BWW Review: New York City Ballet Spans Hundreds of Years in 1 Performance
On Thursday evening, October 15, 2015, the curtain rose at the David Koch Theater to reveal a colorful stage in the style of commedia dell'arte, vibrant scenery and costumes by Rouben Ter-Arutunian, and lighting by Mark Stanley. The occasion was George Balanchine's Harlequinade, created for the New York City Ballet for the 65th anniversary of Marius Petipa's Les Millions de Harlequin. While this Balanchine ballet premiered on February 4, 1965, its original roots, particularly from commedia dell'arte, were popular in Italy and France from the 16th to the 18th centuries. These comedies were filled with humor, slapstick, and mimicry. Actors wore masks, as did some of the dancers, which became so familiar that they evolved into stock characters, most notably Pierrot and his wife Pierrette; Columbine and Harlequin, who are in love and marry in the second act of the ballet; and the Good Fairy.
The music of Riccardo Drigo is fun, engaging, uplifting, and especially danceable, led by guest conductor, Paolo Peroni.

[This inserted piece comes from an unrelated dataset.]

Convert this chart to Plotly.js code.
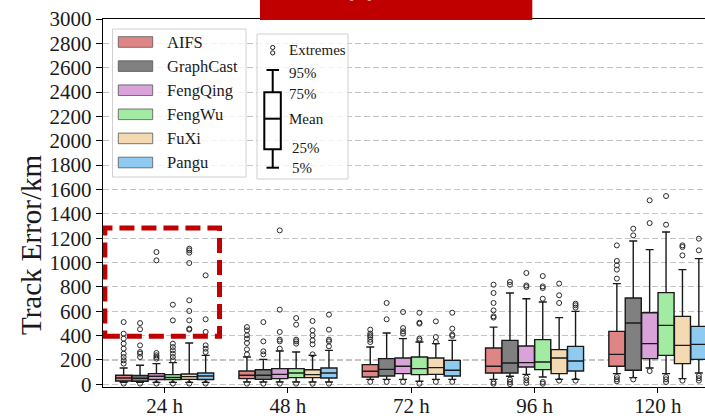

Tiler Peck was perfectly cast, adorable as the animated, cute, flirty Columbine, who repeatedly draws Harlequin in and, with the mores of the time, pushes him away. Joaquin De Luz was an ideal Harlequin with bravura skills. Daniel Ulbright's Pierrot, too, was fun and appropriate, as was Erica Pereira's narcissistic Pierrette. Corps de ballet member, Emilie Gerrity was pretty and lyrical as La Bonne Fee (the Good Fairy). The character role of Leandre, wealthy suitor to Columbine, was played by Guest Artist and former NYCB and ABT dancer, Robert La Fosse, with exaggerated personality, as, no doubt, it was intended.
This second ballet of the evening, Jerome Robbins' N.Y. Export: Opus Jazz, to music of Robert Prince, which was premiered June 8, 1958, by Robbins' Ballets U.S.A, transported us to the mid 20th century. This work, costumed in colorful T-shirts and sneakers with black jeans, seems like a continuation in spirit of Robbins' West Side Story. The dancing was fresh and youthful. The juxtaposition of these two ballets, however, seemed unnecessary, doing nothing to support each other.